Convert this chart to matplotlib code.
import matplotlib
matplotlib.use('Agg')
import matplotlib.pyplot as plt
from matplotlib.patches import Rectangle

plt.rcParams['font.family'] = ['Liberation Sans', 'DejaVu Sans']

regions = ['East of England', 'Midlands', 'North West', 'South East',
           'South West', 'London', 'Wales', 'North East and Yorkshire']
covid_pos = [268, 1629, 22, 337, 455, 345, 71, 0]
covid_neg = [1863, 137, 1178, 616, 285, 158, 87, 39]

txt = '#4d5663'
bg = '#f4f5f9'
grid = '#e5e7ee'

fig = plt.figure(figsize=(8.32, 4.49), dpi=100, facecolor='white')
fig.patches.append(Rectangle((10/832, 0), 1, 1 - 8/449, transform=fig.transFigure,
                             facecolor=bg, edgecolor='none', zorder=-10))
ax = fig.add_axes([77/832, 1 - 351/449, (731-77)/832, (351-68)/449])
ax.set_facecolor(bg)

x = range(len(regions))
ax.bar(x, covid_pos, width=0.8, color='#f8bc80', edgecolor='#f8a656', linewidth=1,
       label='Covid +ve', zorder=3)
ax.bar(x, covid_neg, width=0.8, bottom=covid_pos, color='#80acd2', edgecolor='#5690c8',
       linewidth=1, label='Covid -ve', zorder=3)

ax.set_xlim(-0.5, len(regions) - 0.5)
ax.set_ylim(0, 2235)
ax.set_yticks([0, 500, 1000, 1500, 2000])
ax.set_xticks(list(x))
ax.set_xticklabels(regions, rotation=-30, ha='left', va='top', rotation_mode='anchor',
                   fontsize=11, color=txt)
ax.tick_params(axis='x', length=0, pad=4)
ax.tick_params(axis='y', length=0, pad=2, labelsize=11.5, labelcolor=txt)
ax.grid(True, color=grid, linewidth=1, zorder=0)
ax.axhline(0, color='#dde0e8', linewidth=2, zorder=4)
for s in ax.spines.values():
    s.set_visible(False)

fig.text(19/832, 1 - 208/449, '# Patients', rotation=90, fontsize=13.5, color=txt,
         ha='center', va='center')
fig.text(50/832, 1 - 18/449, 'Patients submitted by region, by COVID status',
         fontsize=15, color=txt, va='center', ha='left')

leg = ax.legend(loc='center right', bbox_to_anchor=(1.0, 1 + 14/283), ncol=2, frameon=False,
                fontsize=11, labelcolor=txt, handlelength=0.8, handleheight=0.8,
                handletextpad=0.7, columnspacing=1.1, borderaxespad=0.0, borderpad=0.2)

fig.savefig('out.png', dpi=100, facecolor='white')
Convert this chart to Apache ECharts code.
------
**WORK TO DO:** Using the data above, return each line exactly as written.

**RESULT:**
Convert this chart to matplotlib code.
import matplotlib
matplotlib.use('Agg')
import matplotlib.pyplot as plt
from matplotlib.patches import Rectangle

plt.rcParams['font.family'] = ['Liberation Sans', 'DejaVu Sans']

regions = ['East of England', 'Midlands', 'North West', 'South East',
           'South West', 'London', 'Wales', 'North East and Yorkshire']
covid_pos = [268, 1629, 22, 337, 455, 345, 71, 0]
covid_neg = [1863, 137, 1178, 616, 285, 158, 87, 39]

txt = '#4d5663'
bg = '#f4f5f9'
grid = '#e5e7ee'

fig = plt.figure(figsize=(8.32, 4.49), dpi=100, facecolor='white')
fig.patches.append(Rectangle((10/832, 0), 1, 1 - 8/449, transform=fig.transFigure,
                             facecolor=bg, edgecolor='none', zorder=-10))
ax = fig.add_axes([77/832, 1 - 351/449, (731-77)/832, (351-68)/449])
ax.set_facecolor(bg)

x = range(len(regions))
ax.bar(x, covid_pos, width=0.8, color='#f8bc80', edgecolor='#f8a656', linewidth=1,
       label='Covid +ve', zorder=3)
ax.bar(x, covid_neg, width=0.8, bottom=covid_pos, color='#80acd2', edgecolor='#5690c8',
       linewidth=1, label='Covid -ve', zorder=3)

ax.set_xlim(-0.5, len(regions) - 0.5)
ax.set_ylim(0, 2235)
ax.set_yticks([0, 500, 1000, 1500, 2000])
ax.set_xticks(list(x))
ax.set_xticklabels(regions, rotation=-30, ha='left', va='top', rotation_mode='anchor',
                   fontsize=11, color=txt)
ax.tick_params(axis='x', length=0, pad=4)
ax.tick_params(axis='y', length=0, pad=2, labelsize=11.5, labelcolor=txt)
ax.grid(True, color=grid, linewidth=1, zorder=0)
ax.axhline(0, color='#dde0e8', linewidth=2, zorder=4)
for s in ax.spines.values():
    s.set_visible(False)

fig.text(19/832, 1 - 208/449, '# Patients', rotation=90, fontsize=13.5, color=txt,
         ha='center', va='center')
fig.text(50/832, 1 - 18/449, 'Patients submitted by region, by COVID status',
         fontsize=15, color=txt, va='center', ha='left')

leg = ax.legend(loc='center right', bbox_to_anchor=(1.0, 1 + 14/283), ncol=2, frameon=False,
                fontsize=11, labelcolor=txt, handlelength=0.8, handleheight=0.8,
                handletextpad=0.7, columnspacing=1.1, borderaxespad=0.0, borderpad=0.2)

fig.savefig('out.png', dpi=100, facecolor='white')
Convert this chart to Apache ECharts code.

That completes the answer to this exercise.